When I had my mastectomy five years ago and was confined to a couch for an entire summer, my little or big Bouvier, depending on how one looks at our situation, would bring her toys to me one by one, arranging them in a neat row beside me on my convalescent sofa. When I was healed enough, she watched roughly 5,073 hours of Miss Marple on that same sofa, her little snout resting on the space where my left breast used to be. Occasionally, we would lock eyes and she would sigh deeply, as if to say “I don’t know when I’m gonna get out of here, but any place would be much worse.”
This week was not the first time she’s performed the same sort of cock-blocking as her spiritual ancestor. She doesn’t like it when people hug standing up, and so anyone who chooses to embrace in our home must do so while seated. Visitors must acknowledge her immediately upon entering or else she will interrupt human conversation with a series of accusatory little sounds like “Roo, roo, roo,” that I think are meant to mean, “You? In my home? Greet me in accordance with the customs and culture I have implemented within my domain.” She needs to play tennis ball at least once per week or else she becomes depressed.
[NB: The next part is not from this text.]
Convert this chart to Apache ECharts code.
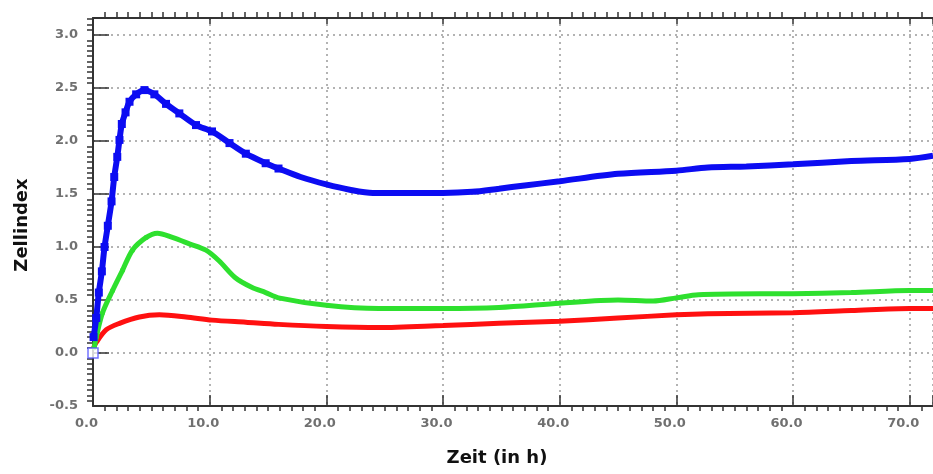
<!DOCTYPE html>
<html>
<head>
<meta charset="utf-8">
<script src="https://cdn.jsdelivr.net/npm/echarts@6/dist/echarts.min.js"></script>
<style>
  html, body { margin: 0; padding: 0; background: #fff; }
  #chart { width: 933px; height: 474px; }
</style>
</head>
<body>
<div id="chart"></div>
<script>
// Zeit (h) / Zellindex
const originPoint = [0.0, 0.0]
const blueData = [
  [0.05, 0.15], [0.28, 0.33], [0.5, 0.57], [0.76, 0.77], [0.99, 1.0], [1.27, 1.2],
  [1.59, 1.43], [1.82, 1.66], [2.08, 1.85], [2.27, 2.01], [2.47, 2.16], [2.79, 2.27],
  [3.13, 2.37], [3.7, 2.44], [4.41, 2.48], [5.26, 2.44], [6.26, 2.35], [7.4, 2.26],
  [8.83, 2.15], [10.2, 2.09], [11.7, 1.98], [13.1, 1.88], [14.8, 1.79], [15.9, 1.74],
  [17.8, 1.66], [20, 1.59], [22, 1.54], [24, 1.51], [27, 1.51], [30, 1.51],
  [32.5, 1.52], [34.8, 1.55], [37, 1.58], [40, 1.62], [45, 1.69], [50, 1.72],
  [52.7, 1.75], [56, 1.76], [60, 1.78], [65, 1.81], [70, 1.83], [72, 1.86]
]
const greenData = [
  [0.1, 0.05], [0.28, 0.15], [0.82, 0.38], [1.68, 0.59], [2.53, 0.78], [3.38, 0.97],
  [4.56, 1.09], [5.52, 1.13], [6.8, 1.09], [8.26, 1.03], [9.68, 0.97], [10.8, 0.87],
  [12.2, 0.71], [13.6, 0.62], [14.8, 0.57], [15.9, 0.52], [20, 0.45], [24.5, 0.42],
  [30, 0.42], [34.8, 0.43], [40, 0.47], [45, 0.5], [48, 0.49], [50, 0.52],
  [51.9, 0.55], [60, 0.56], [65, 0.57], [70, 0.59], [72, 0.59]
]
const redData = [
  [0.05, 0.05], [0.28, 0.1], [1.14, 0.22], [2.27, 0.28], [3.98, 0.34], [5.69, 0.36],
  [7.97, 0.34], [10.2, 0.31], [13.1, 0.29], [15.9, 0.27], [20, 0.25], [24.5, 0.24],
  [30, 0.26], [34.8, 0.28], [40, 0.3], [45, 0.33], [50, 0.36], [52.7, 0.37],
  [60, 0.38], [65, 0.4], [70, 0.42], [72, 0.42]
]

const chart = echarts.init(document.getElementById('chart'))

const labelStyle = {
  color: '#707070',
  fontSize: 13,
  fontWeight: 'bold',
  fontFamily: 'DejaVu Sans'
}
const dotted = { color: '#9a9a9a', width: 1.5, type: [2, 4] }

chart.setOption({
  animation: false,
  grid: { left: 93, right: -2, top: 18, bottom: 68, containLabel: false },
  xAxis: [{
    type: 'value',
    min: 0,
    max: 72,
    interval: 10,
    name: 'Zeit (in h)',
    nameLocation: 'middle',
    nameGap: 43,
    nameTextStyle: {
      color: '#111', fontSize: 18, fontWeight: 'bold', fontFamily: 'DejaVu Sans',
      padding: [0, 32, 0, 0]
    },
    axisLine: { show: true, onZero: false, lineStyle: { color: '#333', width: 2 } },
    axisTick: { show: true, inside: true, length: 11, lineStyle: { color: '#333', width: 1.5 } },
    minorTick: { show: true, splitNumber: 10, length: -5, lineStyle: { color: '#333', width: 1.5 } },
    axisLabel: Object.assign({
      margin: 11,
      padding: [0, 13, 0, 0],
      showMaxLabel: false,
      formatter: v => v.toFixed(1)
    }, labelStyle),
    splitLine: { show: true, lineStyle: dotted }
  }, {
    type: 'value',
    position: 'top',
    min: 0,
    max: 72,
    interval: 10,
    axisLine: { show: true, onZero: false, lineStyle: { color: '#333', width: 2 } },
    axisTick: { show: true, inside: true, length: 6, lineStyle: { color: '#333', width: 1.5 } },
    minorTick: { show: true, splitNumber: 10, length: -6, lineStyle: { color: '#333', width: 1.5 } },
    axisLabel: { show: false },
    splitLine: { show: false }
  }],
  yAxis: {
    type: 'value',
    min: -0.5,
    max: 3.16,
    interval: 0.5,
    name: 'Zellindex',
    nameLocation: 'middle',
    nameGap: 62,
    nameTextStyle: {
      color: '#111', fontSize: 18, fontWeight: 'bold', fontFamily: 'DejaVu Sans',
      padding: [0, 26, 0, 0]
    },
    axisLine: { show: true, onZero: false, lineStyle: { color: '#333', width: 2 } },
    axisTick: { show: true, inside: true, length: 16, lineStyle: { color: '#333', width: 1.5 } },
    minorTick: { show: true, splitNumber: 10, length: -6, lineStyle: { color: '#333', width: 1.5 } },
    axisLabel: Object.assign({
      margin: 15,
      showMaxLabel: false,
      formatter: v => v.toFixed(1)
    }, labelStyle),
    splitLine: { show: true, lineStyle: dotted }
  },
  series: [{
    name: 'rot',
    type: 'line',
    data: redData,
    smooth: 0.3,
    showSymbol: false,
    lineStyle: { color: '#ff1010', width: 5 },
    itemStyle: { color: '#ff1010' },
    z: 3
  }, {
    name: 'grün',
    type: 'line',
    data: greenData,
    smooth: 0.3,
    symbol: 'circle',
    symbolSize: v => (v[0] < 5 ? 5 : 0),
    lineStyle: { color: '#2ee02e', width: 5 },
    itemStyle: { color: '#2ee02e' },
    z: 4
  }, {
    name: 'blau',
    type: 'line',
    data: blueData,
    smooth: 0.3,
    symbol: 'rect',
    symbolSize: v => (v[0] < 16 ? 8 : 0),
    lineStyle: { color: '#0c0cf2', width: 6 },
    itemStyle: { color: '#0c0cf2' },
    z: 5
  }, {
    name: 'start',
    type: 'scatter',
    data: [originPoint],
    symbol: 'rect',
    symbolSize: 10,
    itemStyle: { color: '#fff', borderColor: '#5050ff', borderWidth: 1.5 },
    z: 6
  }]
})
</script>
</body>
</html>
“You’re a terrible dog and should be euthanized,” I tell her sometimes as I’m holding her like a baby and forcing her to let me kiss her dumb little snout, which she does not enjoy but tolerates.
“I made her like this,” I explain to people, not by way of apology, but by way of defining that we are who we are. “I can’t take it back now,” I say of the dog my ex and I got on sale at a kill shelter for $40 after workers had found her eating from a Philadelphia dumpster. One who now costs me around $3,500 per year.
There was the boyfriend she hated and would bark at until she was given a tennis ball or rawhide treat for distraction. About that relationship, she was correct. There was the one who wanted me to sleep over so badly that he offered to take me home to pick her up along with all her little amusements and medicines when I explained she can’t spend more than six hours at a stretch alone. “She pees in strangers’ houses,” I had to tell him. “Then I’ll clean it up,” he answered. It’s possible I would have married that one for his acceptance of my willful and sickly dog alone if not for a disagreement surprisingly unrelated to my elderly dog’s anger peeing, which is a separate issue from her incontinence peeing.
But it’s Truvy Bouvier Kennedy-Onassis and I instead, getting older together surrounded by overgrown shrubs in a West Hollywood bungalow among the detritus of our decrepitude: the towels, the pile of medicine bottles, tennis balls and plush toys, dishes of water I keep in every room so she might never have to walk too far for a drink, bowls of half-acknowledged freeze-dried salmon.
“You will never die,” I tell her every night before bed, when she requires a hug before shuffling over to her side. “Promise me right now.”